= Wooing Play =

Form of performance in folk culture of England

The Wooing Play was a form of performance found in the folk culture of parts of east-central England.

The wooing play was performed in a large area of the East Midlands, mostly in Lincolnshire and Nottinghamshire but with some recorded presence in Leicestershire and Rutland.

Many accounts of the wooing play describe its performers as being farm labourers. Ethel H. Rudkin however stated that they were exclusively horsemen, something that the folklorist E. C. Cawte believed was also true of Leicestershire and the adjacent parts of Lincolnshire, an area further south than where Rudkin had conducted her research.

==Hobby horse==

The use of a hobby horse as part of the wooing play performance was found in a geographically restricted area around the mouth of the River Trent.
The use of the hobby horse in the play is not known in Nottinghamshire, although the area in which the wooing play was performed bordered the region in which two Christmas hobby horse traditions, those of Old Tup and Old Horse, were performed.

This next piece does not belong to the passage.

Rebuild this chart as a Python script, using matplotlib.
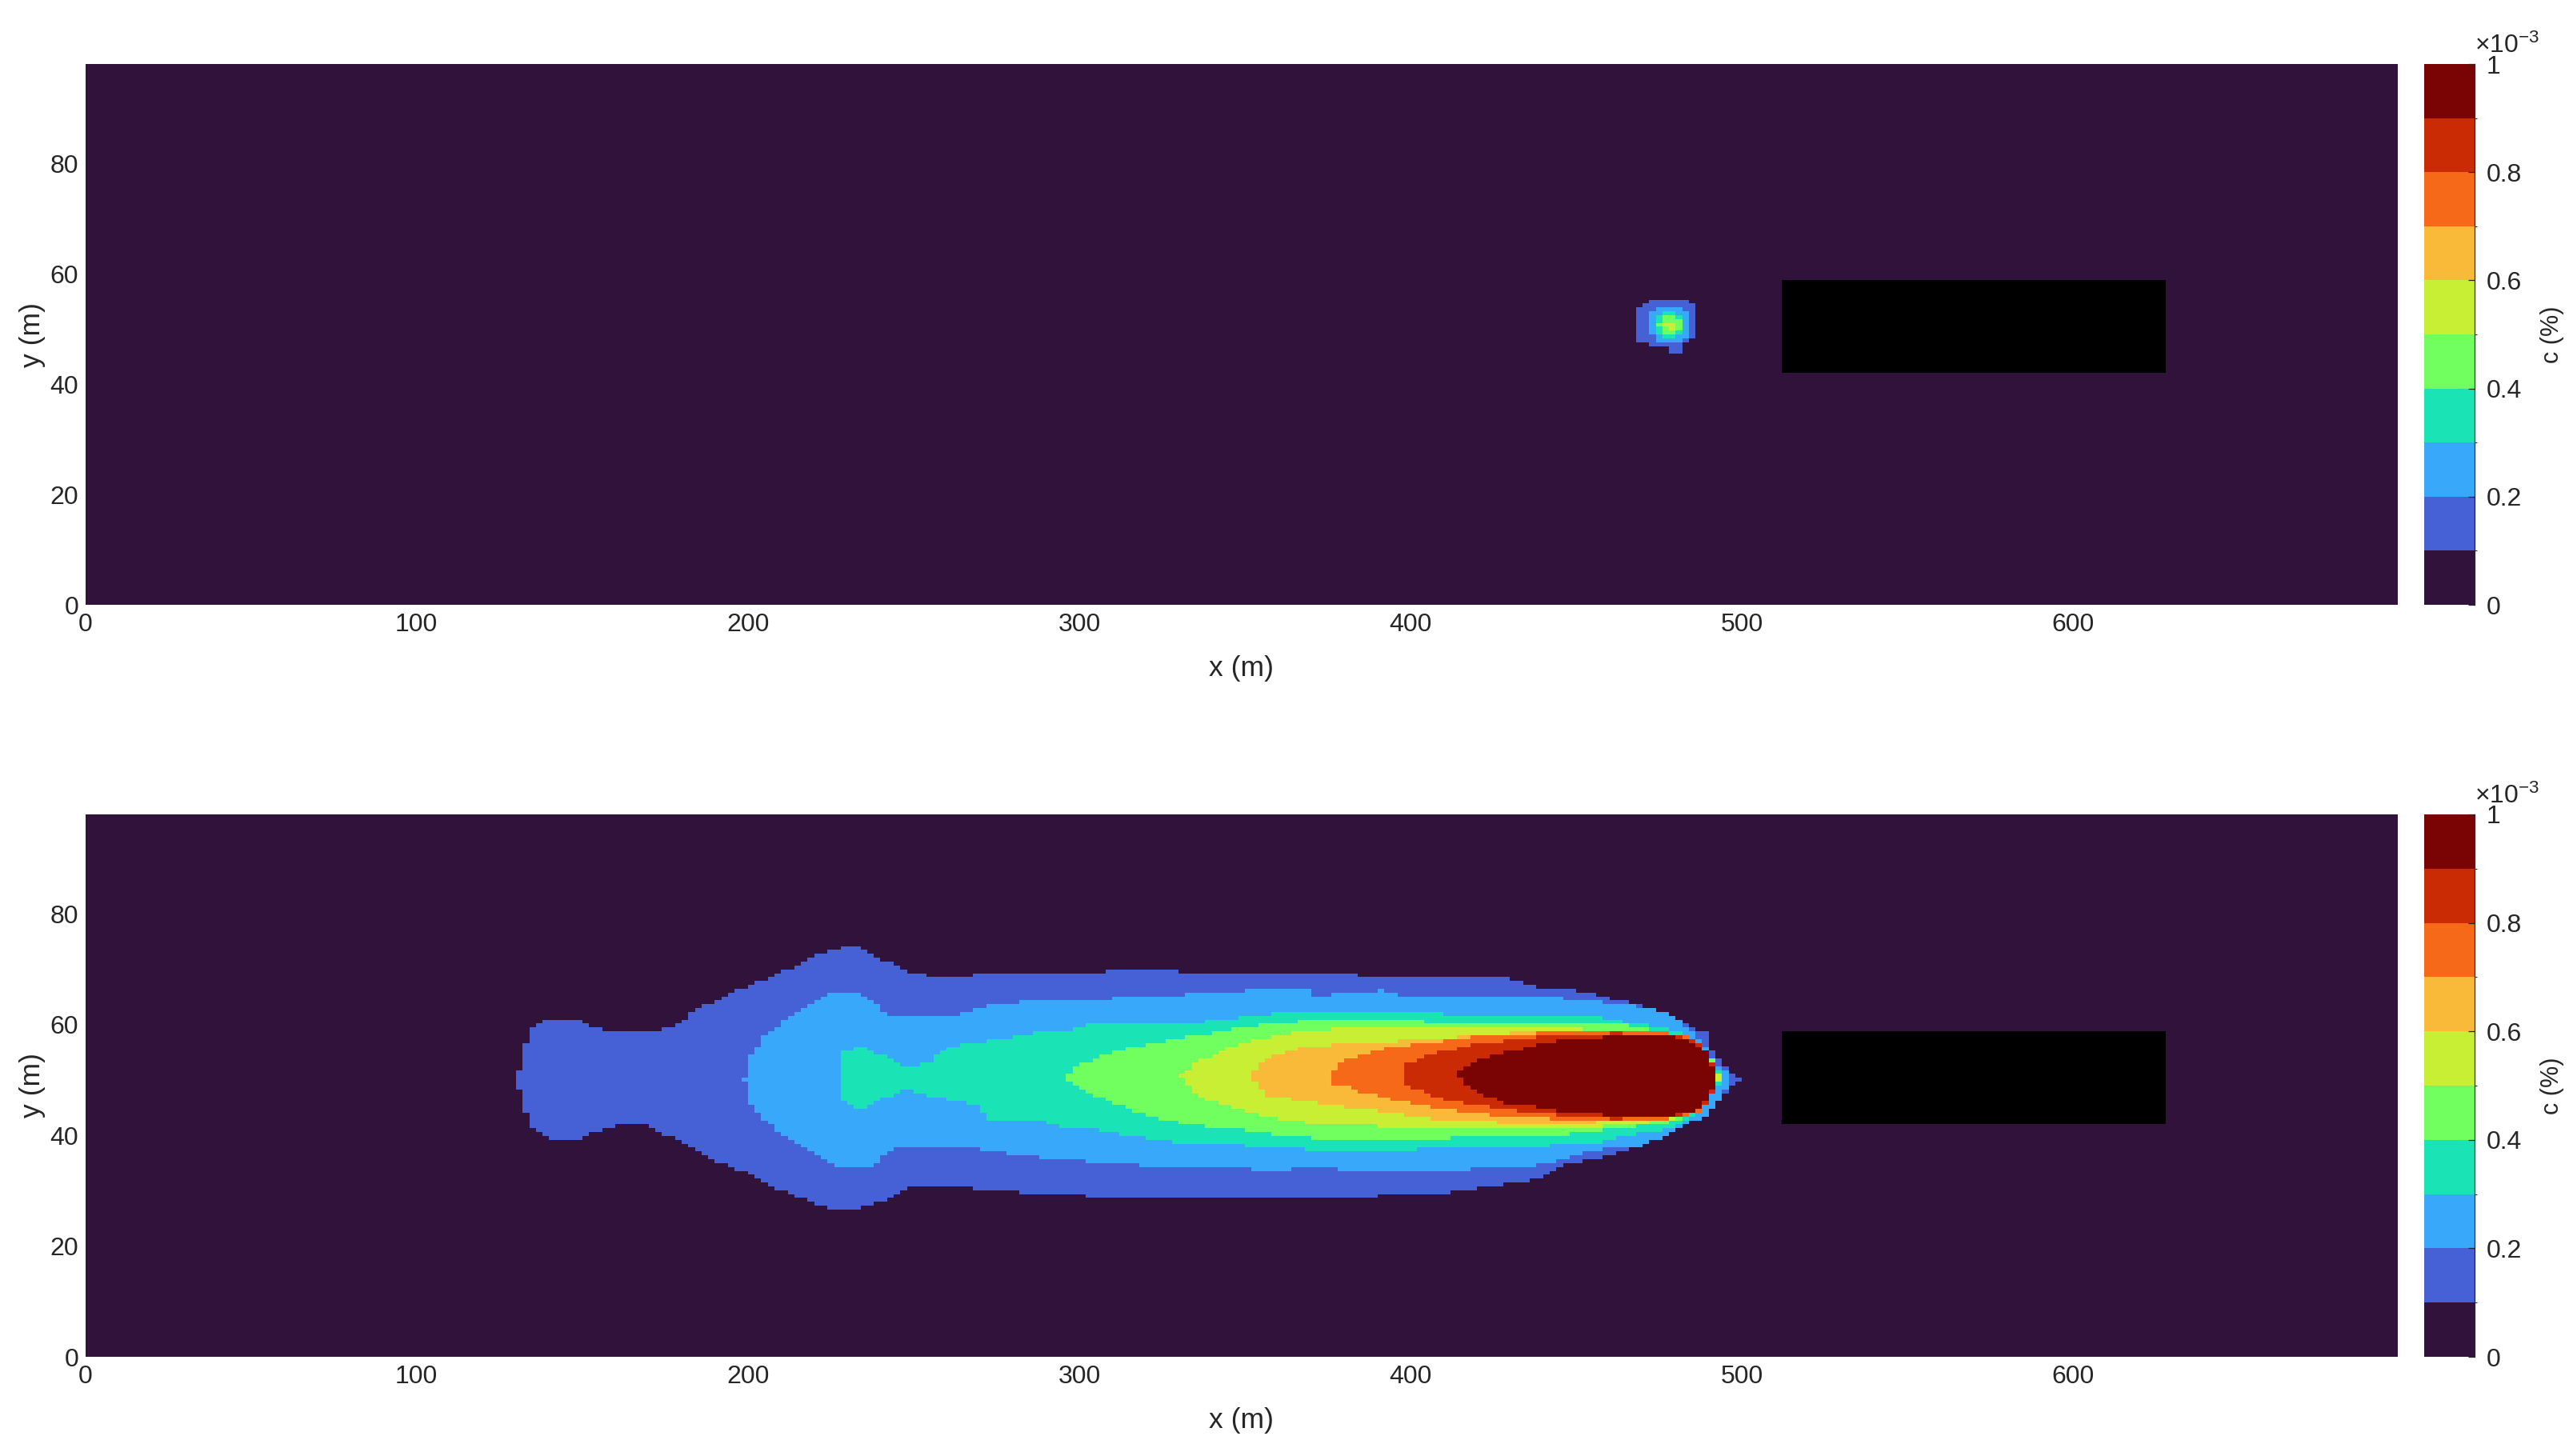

When used in the wooing play, the hobby horse was always recorded as being called a "hobby horse", rather than by other names as elsewhere in British Isles.
Descriptions indicate that it consisted of a large farm sieve which was hung from a man's shoulders, with a wooden horse's head fastened at the front and a tail at the back. A cloth over the man's shoulders was then used to cover the sieve. The tail was sometimes a real horse's tail and was often barbed with hooks or tin-tacks to dissuade people from pulling on it; E. H. Rudkin observed girls who tried to pull a hair from the tail to gain luck and getting scratched as a result. The folklorist E. C. Cawte compared its design to the tourney horse used in the Abbots Bromley Horn Dance, but noted that here there was "even less attempt to produce the illusion of a horse and rider."

At East Butterwick, the rider is recorded as being decorated with horses' brasses.
When the hobby horse appeared in the play, it did not take a central role in the action, but entered to recite a few lines, having no evident connection with any of the other characters.

Little is known about the history of the wooing play hobby horse. The oldest possible account came from East Butterwick, where a man recalled it being one of the characters as having been part of the performance circa 1830. The earliest direct observation comes from 1880, produced by Anderson.
The hobby horse from Barrow upon Humber was revived for the 1951 Festival of Britain. Cawte noted that this particular performance may have been elaborated for the occasion.